**TASK PROMPT:** Please, without the pictures, retype exactly the lines from the start of the material through the line that holds "ERR_TICKS = [0, 5, 10, 15, 20, 25, 30]".

**GIVEN MATERIAL:**
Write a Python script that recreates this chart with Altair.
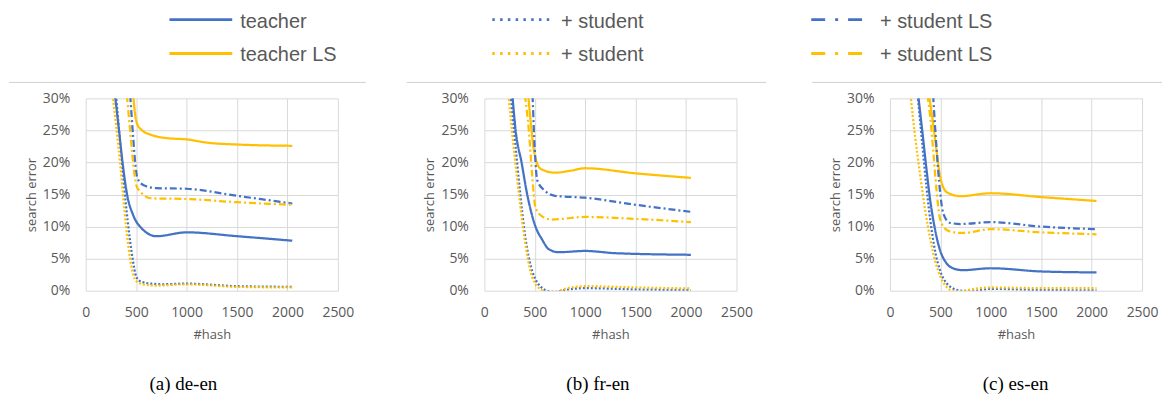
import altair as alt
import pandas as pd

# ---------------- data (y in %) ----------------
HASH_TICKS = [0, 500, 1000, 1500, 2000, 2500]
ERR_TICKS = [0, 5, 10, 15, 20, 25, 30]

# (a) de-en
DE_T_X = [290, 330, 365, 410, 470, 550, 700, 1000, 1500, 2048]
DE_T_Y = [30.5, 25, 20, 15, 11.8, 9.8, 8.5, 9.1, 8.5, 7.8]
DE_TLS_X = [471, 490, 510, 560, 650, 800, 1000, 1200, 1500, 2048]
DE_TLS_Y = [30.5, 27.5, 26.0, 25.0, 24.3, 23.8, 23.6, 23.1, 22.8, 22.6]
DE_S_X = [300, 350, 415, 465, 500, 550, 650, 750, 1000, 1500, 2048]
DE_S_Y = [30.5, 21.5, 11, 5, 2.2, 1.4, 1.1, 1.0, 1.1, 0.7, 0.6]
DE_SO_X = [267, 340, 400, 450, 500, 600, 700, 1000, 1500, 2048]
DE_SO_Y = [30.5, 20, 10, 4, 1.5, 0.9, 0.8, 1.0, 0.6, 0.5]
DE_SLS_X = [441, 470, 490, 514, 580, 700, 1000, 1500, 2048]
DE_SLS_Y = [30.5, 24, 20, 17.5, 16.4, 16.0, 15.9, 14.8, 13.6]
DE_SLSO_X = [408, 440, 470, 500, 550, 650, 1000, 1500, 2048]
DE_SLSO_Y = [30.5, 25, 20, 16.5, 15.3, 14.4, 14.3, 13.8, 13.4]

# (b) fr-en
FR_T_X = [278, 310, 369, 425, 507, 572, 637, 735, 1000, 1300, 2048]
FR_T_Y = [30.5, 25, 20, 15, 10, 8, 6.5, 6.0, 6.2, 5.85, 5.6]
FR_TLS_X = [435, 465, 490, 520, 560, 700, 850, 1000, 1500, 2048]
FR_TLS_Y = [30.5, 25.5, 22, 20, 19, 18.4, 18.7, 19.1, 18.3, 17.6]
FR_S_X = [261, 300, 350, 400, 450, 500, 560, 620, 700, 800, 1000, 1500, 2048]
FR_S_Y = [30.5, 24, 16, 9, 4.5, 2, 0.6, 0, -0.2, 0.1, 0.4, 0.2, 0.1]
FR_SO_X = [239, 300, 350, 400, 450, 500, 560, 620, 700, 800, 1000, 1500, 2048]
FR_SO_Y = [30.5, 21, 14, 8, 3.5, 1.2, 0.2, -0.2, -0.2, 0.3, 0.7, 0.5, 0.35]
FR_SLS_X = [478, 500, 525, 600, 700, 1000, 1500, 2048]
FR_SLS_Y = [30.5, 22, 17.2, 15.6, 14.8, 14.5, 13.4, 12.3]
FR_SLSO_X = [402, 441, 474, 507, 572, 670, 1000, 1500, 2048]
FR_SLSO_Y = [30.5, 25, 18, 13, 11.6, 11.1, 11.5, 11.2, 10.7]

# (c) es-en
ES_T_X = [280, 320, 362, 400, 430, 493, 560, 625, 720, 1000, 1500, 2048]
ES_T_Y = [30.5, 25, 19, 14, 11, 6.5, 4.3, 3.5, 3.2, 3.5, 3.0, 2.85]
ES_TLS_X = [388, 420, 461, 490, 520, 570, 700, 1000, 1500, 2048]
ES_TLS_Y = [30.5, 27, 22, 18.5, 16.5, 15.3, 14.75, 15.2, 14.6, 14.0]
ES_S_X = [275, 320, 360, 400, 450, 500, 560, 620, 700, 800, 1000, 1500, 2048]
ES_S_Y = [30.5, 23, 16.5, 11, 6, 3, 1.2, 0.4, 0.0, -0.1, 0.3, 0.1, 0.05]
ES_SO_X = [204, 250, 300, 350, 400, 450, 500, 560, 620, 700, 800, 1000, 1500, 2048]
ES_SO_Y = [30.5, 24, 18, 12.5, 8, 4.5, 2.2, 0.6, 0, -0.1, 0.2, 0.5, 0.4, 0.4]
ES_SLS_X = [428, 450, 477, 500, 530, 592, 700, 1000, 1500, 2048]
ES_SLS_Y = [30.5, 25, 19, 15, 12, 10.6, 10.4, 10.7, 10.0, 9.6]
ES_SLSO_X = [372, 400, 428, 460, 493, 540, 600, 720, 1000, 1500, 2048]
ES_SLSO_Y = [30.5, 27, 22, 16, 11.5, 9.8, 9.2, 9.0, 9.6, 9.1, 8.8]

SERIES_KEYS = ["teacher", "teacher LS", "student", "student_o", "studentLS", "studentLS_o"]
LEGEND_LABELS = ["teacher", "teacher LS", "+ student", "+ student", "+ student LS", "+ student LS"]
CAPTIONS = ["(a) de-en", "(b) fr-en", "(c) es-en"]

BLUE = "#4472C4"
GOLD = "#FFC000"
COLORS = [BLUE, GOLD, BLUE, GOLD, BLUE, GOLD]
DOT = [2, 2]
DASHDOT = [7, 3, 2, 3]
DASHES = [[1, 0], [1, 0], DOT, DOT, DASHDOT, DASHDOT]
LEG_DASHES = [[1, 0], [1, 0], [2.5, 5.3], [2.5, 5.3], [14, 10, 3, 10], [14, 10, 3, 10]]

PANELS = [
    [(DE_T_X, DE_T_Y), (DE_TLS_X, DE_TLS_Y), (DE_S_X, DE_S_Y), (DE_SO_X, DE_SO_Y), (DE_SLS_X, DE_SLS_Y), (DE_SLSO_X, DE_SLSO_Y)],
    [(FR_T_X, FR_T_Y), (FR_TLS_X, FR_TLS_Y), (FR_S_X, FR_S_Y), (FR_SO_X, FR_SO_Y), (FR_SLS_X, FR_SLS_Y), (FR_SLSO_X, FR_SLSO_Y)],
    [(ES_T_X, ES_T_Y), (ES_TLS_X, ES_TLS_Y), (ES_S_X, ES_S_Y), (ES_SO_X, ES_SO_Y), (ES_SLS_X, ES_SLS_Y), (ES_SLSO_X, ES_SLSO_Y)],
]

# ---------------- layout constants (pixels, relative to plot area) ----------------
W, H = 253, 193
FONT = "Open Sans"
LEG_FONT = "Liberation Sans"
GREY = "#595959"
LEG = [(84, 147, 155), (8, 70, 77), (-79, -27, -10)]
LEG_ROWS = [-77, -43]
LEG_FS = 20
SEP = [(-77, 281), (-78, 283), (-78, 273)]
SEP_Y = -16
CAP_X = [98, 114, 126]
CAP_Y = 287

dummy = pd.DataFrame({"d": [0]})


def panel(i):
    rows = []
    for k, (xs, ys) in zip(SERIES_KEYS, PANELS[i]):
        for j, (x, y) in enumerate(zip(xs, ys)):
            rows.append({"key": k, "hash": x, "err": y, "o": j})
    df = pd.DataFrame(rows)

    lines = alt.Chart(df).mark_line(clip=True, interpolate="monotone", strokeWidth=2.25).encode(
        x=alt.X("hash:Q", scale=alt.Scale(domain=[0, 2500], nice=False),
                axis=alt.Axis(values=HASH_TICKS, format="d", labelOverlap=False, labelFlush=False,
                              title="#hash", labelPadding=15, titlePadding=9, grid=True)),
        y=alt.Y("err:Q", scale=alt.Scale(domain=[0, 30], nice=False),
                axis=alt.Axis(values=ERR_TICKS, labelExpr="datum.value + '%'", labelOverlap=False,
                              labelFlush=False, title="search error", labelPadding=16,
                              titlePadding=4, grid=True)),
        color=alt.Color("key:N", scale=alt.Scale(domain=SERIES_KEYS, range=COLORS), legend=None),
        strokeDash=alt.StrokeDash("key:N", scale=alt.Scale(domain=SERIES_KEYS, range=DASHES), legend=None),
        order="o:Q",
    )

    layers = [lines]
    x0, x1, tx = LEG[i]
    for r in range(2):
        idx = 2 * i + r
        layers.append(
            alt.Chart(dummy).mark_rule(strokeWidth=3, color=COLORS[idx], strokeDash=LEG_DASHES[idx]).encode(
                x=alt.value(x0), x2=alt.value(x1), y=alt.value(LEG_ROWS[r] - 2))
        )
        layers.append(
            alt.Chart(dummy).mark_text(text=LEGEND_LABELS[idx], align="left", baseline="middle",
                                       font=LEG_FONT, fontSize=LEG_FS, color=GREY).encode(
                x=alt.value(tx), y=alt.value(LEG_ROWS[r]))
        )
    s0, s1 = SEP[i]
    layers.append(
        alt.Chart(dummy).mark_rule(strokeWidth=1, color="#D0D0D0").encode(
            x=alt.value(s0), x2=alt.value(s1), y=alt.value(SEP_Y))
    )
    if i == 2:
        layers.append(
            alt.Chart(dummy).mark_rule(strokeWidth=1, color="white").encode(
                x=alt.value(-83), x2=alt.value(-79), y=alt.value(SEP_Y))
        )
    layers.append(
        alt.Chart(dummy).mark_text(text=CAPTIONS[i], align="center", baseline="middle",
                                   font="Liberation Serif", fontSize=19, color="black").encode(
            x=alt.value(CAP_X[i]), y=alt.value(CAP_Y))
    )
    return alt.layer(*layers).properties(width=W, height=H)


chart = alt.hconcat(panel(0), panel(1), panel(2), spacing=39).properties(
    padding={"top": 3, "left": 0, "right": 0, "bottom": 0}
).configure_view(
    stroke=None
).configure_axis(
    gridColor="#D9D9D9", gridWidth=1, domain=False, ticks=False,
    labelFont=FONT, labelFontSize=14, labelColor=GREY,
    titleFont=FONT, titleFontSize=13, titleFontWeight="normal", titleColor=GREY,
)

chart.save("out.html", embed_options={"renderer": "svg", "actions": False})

**TASK ANSWER:**
Write a Python script that recreates this chart with Altair.
import altair as alt
import pandas as pd

# ---------------- data (y in %) ----------------
HASH_TICKS = [0, 500, 1000, 1500, 2000, 2500]
ERR_TICKS = [0, 5, 10, 15, 20, 25, 30]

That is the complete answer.